TAIPEI (Taiwan News) — The Central Epidemic Command Center (CECC) has placed six countries in Southern Africa on its high-risk list due to the appearance of a new, heavily mutated variant of COVID that has surfaced in South Africa.
During a press conference on Friday (Nov. 26), Health minister and CECC head Chen Shih-chung (陳時中) announced that due to a rise in the COVID variant B.1.1.529 in Southern Africa, six countries in the region will be deemed high-risk starting Nov. 29. Chen said that visitors from the listed countries must undergo quarantine in a quarantine center, and they will not be eligible for the shortened hotel quarantine during the Lunar New Year.
The B.1.1.529 variant, which was first detected in Botswana, has 32 mutations in the spike protein. Thus far, 77 cases have been confirmed in South Africa's Gauteng Province, four in Botswana, and one in Hong Kong, from a traveler who arrived from South Africa, reported the BBC.
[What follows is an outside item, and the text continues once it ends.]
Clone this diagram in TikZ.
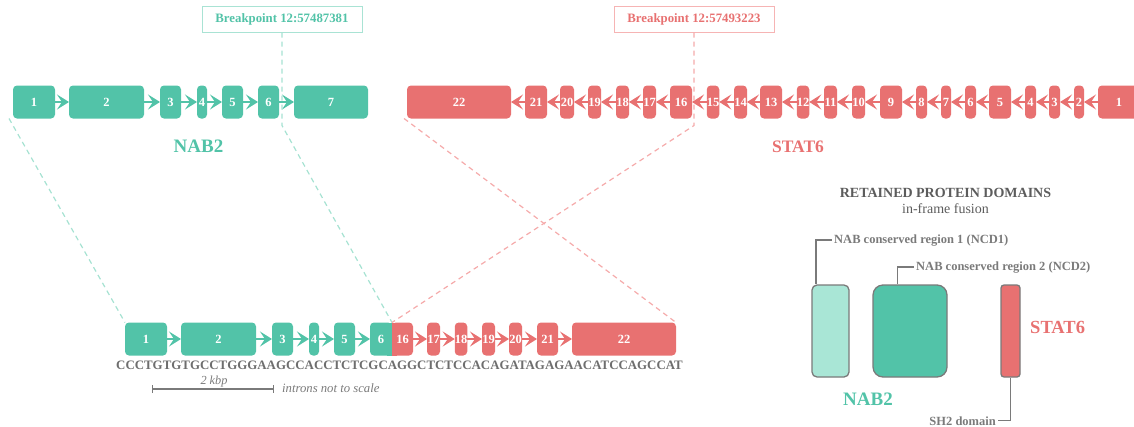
\documentclass[tikz,border=0pt]{standalone}
\usepackage{fontspec}
\setmainfont{Liberation Serif}
\usetikzlibrary{arrows.meta,calc}
\definecolor{exgreen}{HTML}{52C3A8}
\definecolor{exred}{HTML}{E87171}
\definecolor{palegreen}{HTML}{A9E6D6}
\definecolor{gdash}{HTML}{A6E2D2}
\definecolor{rdash}{HTML}{F5AAAA}
\definecolor{gbord}{HTML}{A9E3D4}
\definecolor{rbord}{HTML}{F6B4B4}
\definecolor{txtgray}{HTML}{6E6E6E}
\definecolor{headgray}{HTML}{5C5C5C}
\definecolor{linegray}{HTML}{7A7A7A}
\begin{document}
\begin{tikzpicture}[x=1pt,y=-1pt,
  exnum/.style={text=white, font=\bfseries\fontsize{12.5}{12.5}\selectfont},
  exon/.style={rectangle, rounded corners=4pt, inner sep=0pt, outer sep=0pt,
    minimum height=33pt, exnum},
  gex/.style={exon, fill=exgreen},
  rex/.style={exon, fill=exred},
  tip/.style={-{Stealth[length=12pt,width=15pt,inset=5pt]}},
  garr/.style={draw=exgreen, line width=2.2pt, tip},
  rarr/.style={draw=exred, line width=2.2pt, tip},
  gdashed/.style={draw=gdash, line width=1.2pt, dash pattern=on 5pt off 4pt},
  rdashed/.style={draw=rdash, line width=1.2pt, dash pattern=on 5pt off 4pt},
  bpbox/.style={rectangle, fill=white, line width=1pt, inner sep=0pt,
    minimum width=160pt, minimum height=26pt, font=\bfseries\fontsize{12.8}{13}\selectfont},
  genelab/.style={font=\bfseries\fontsize{19}{19}\selectfont, inner sep=0pt},
  protbox/.style={rectangle, draw=linegray, line width=1.3pt, inner sep=0pt},
  leader/.style={draw=linegray, line width=1.3pt},
  domlab/.style={text=linegray, font=\bfseries\fontsize{12.5}{13}\selectfont, inner sep=2pt},
  note/.style={text=linegray, font=\itshape\fontsize{12.3}{13}\selectfont, inner sep=0pt}
]
\useasboundingbox (0,0) rectangle (1134,426);
\clip (0,0) rectangle (1134,426);

% ---------- NAB2 exons ----------
\node[gex, minimum width=42pt] (n1) at (34,102) {1};
\node[gex, minimum width=75pt] (n2) at (106.5,102) {2};
\node[gex, minimum width=21pt] (n3) at (170.5,102) {3};
\node[gex, minimum width=10pt] (n4) at (202,102) {4};
\node[gex, minimum width=21pt] (n5) at (232.5,102) {5};
\node[gex, minimum width=21pt] (n6) at (268.5,102) {6};
\node[gex, minimum width=74pt] (n7) at (331,102) {7};
\foreach \a/\b in {n1/n2,n2/n3,n3/n4,n4/n5,n5/n6,n6/n7}
  \draw[garr] (\a.east) -- (\b.west);
\node[genelab, text=exgreen, anchor=base] (nablab) at (198.5,152) {NAB2};

% ---------- STAT6 exons (reverse strand) ----------
\node[rex, minimum width=104pt] (s22) at (459,102) {22};
\node[rex, minimum width=22pt] (s21) at (536,102) {21};
\node[rex, minimum width=14pt] (s20) at (567,102) {20};
\node[rex, minimum width=13pt] (s19) at (594.5,102) {19};
\node[rex, minimum width=13pt] (s18) at (622.5,102) {18};
\node[rex, minimum width=13pt] (s17) at (649.5,102) {17};
\node[rex, minimum width=22pt] (s16) at (681,102) {16};
\node[rex, minimum width=12pt] (s15) at (713,102) {15};
\node[rex, minimum width=13pt] (s14) at (740.5,102) {14};
\node[rex, minimum width=22pt] (s13) at (771,102) {13};
\node[rex, minimum width=12pt] (s12) at (803,102) {12};
\node[rex, minimum width=13pt] (s11) at (830.5,102) {11};
\node[rex, minimum width=13pt] (s10) at (858.5,102) {10};
\node[rex, minimum width=22pt] (s9) at (891,102) {9};
\node[rex, minimum width=11pt] (s8) at (921.5,102) {8};
\node[rex, minimum width=10pt] (s7) at (946,102) {7};
\node[rex, minimum width=11pt] (s6) at (970.5,102) {6};
\node[rex, minimum width=22pt] (s5) at (1000,102) {5};
\node[rex, minimum width=11pt] (s4) at (1030.5,102) {4};
\node[rex, minimum width=11pt] (s3) at (1054.5,102) {3};
\node[rex, minimum width=10pt] (s2) at (1079,102) {2};
\node[rex, minimum width=42pt] (s1) at (1119,102) {1};
\foreach \a/\b in {s1/s2,s2/s3,s3/s4,s4/s5,s5/s6,s6/s7,s7/s8,s8/s9,s9/s10,s10/s11,
  s11/s12,s12/s13,s13/s14,s14/s15,s15/s16,s16/s17,s17/s18,s18/s19,s19/s20,s20/s21,s21/s22}
  \draw[rarr] (\a.west) -- (\b.east);
\node[genelab, text=exred, font=\bfseries\fontsize{17.5}{18}\selectfont, anchor=base] (statlab) at (798,152) {STAT6};

% ---------- breakpoints ----------
\node[bpbox, draw=gbord, text=exgreen] (gbp) at (282,19) {Breakpoint 12:57487381};
\node[bpbox, draw=rbord, text=exred] (rbp) at (694,19) {Breakpoint 12:57493223};

% ---------- fusion transcript ----------
\node[gex, minimum width=42pt] (f1) at (146,339) {1};
\node[gex, minimum width=75pt] (f2) at (218.5,339) {2};
\node[gex, minimum width=21pt] (f3) at (282.5,339) {3};
\node[gex, minimum width=10pt] (f4) at (314,339) {4};
\node[gex, minimum width=21pt] (f5) at (344.5,339) {5};
\node[gex, minimum width=22pt] (f6) at (381,339) {};
\node[rex, minimum width=21pt] (f16) at (402.5,339) {};
\node[rex, minimum width=13pt] (f17) at (433.5,339) {17};
\node[rex, minimum width=12pt] (f18) at (461,339) {18};
\node[rex, minimum width=13pt] (f19) at (488.5,339) {19};
\node[rex, minimum width=13pt] (f20) at (515.5,339) {20};
\node[rex, minimum width=21pt] (f21) at (547.5,339) {21};
\node[rex, minimum width=104pt] (f22) at (624,339) {22};
% square off the junction between exon 6 and exon 16
\fill[exgreen] ($(f6.north east)+(-5,0)$) rectangle (f6.south east);
\fill[exred] (f16.north west) rectangle ($(f16.south west)+(5,0)$);
\node[exnum, inner sep=0pt] (f6num) at (f6) {6};
\node[exnum, inner sep=0pt] (f16num) at (f16) {16};
\foreach \a/\b in {f1/f2,f2/f3,f3/f4,f4/f5,f5/f6}
  \draw[garr] (\a.east) -- (\b.west);
\foreach \a/\b in {f16/f17,f17/f18,f18/f19,f19/f20,f20/f21,f21/f22}
  \draw[rarr] (\a.east) -- (\b.west);

\node[anchor=base west, inner sep=0pt, text=txtgray,
  font=\bfseries\fontsize{12.9}{13}\selectfont] (seq) at (116,369.5)
  {CCCTGTGTGCCTGGGAAGCCACCTCTCGCAGGCTCTCCACAGATAGAGAACATCCAGCCAT};

% scale bar
\coordinate (sbL) at (152,389);
\coordinate (sbR) at (274,389);
\draw[linegray, line width=1.2pt, {Bar[width=8pt]}-{Bar[width=8pt]}] (sbL) -- (sbR);
\node[note, anchor=base] (kbp) at (214,384) {2 kbp};
\node[note, anchor=base west, font=\itshape\fontsize{12.7}{13}\selectfont] (scl) at (282,392) {introns not to scale};

% ---------- breakpoint guide lines ----------
\draw[gdashed] ($(n1.south west)+(-4,0)$) -- (f1.north west);
\draw[gdashed] (gbp.south) -- ++(0,93) -- (f6.north east);
\draw[rdashed] (rbp.south) -- ++(0,93) -- (f16.north west);
\draw[rdashed] ($(s22.south west)+(-3,0)$) -- (f22.north east);

% ---------- retained protein domains ----------
\node[anchor=base, inner sep=0pt, text=headgray, font=\bfseries\fontsize{14}{14}\selectfont]
  (dhead) at (945.5,197) {RETAINED PROTEIN DOMAINS};
\node[anchor=base, inner sep=0pt, text=headgray, font=\fontsize{14}{14}\selectfont]
  (dsub) at (945.5,213) {in-frame fusion};

\node[protbox, fill=palegreen, rounded corners=5pt, minimum width=37pt, minimum height=92pt] (ncd1) at (830.5,331) {};
\node[protbox, fill=exgreen, rounded corners=10pt, minimum width=74pt, minimum height=92pt] (ncd2) at (910,331) {};
\node[protbox, fill=exred, rounded corners=3pt, minimum width=19pt, minimum height=92pt] (sh2) at (1010.5,331) {};

\node[domlab, anchor=base west] (l1) at (832,243) {NAB conserved region 1 (NCD1)};
\node[domlab, anchor=base west] (l2) at (914,270) {NAB conserved region 2 (NCD2)};
\node[domlab, anchor=base east] (l3) at (998,425) {SH2 domain};
\draw[leader] ($(ncd1.north west)+(4.5,0)$) |- (l1.west);
\draw[leader] ($(ncd2.north west)+(25,0)$) |- (l2.west);
\draw[leader] (sh2.south) |- (l3.east);

\node[genelab, text=exgreen, anchor=base] (nabp) at (868,405) {NAB2};
\node[genelab, text=exred, font=\bfseries\fontsize{18.5}{19}\selectfont, anchor=base west] (statp) at (1030,333) {STAT6};
\end{tikzpicture}
\end{document}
As the World Health Organization (WHO) has been assigning a Greek letter to each new COVID variant and because the next letter available is Nu, it is expected the new strain will be named Nu.
Chen emphasized that travelers from these high-risk countries will not be eligible for the '10 plus 4" and "7 plus 7" shortened hotel quarantine schemes during the Lunar New Year. If an aircrew member has traveled to one of these six countries, they must undergo 14 full days of quarantine and cooperate with testing and carefully implement self-health monitoring.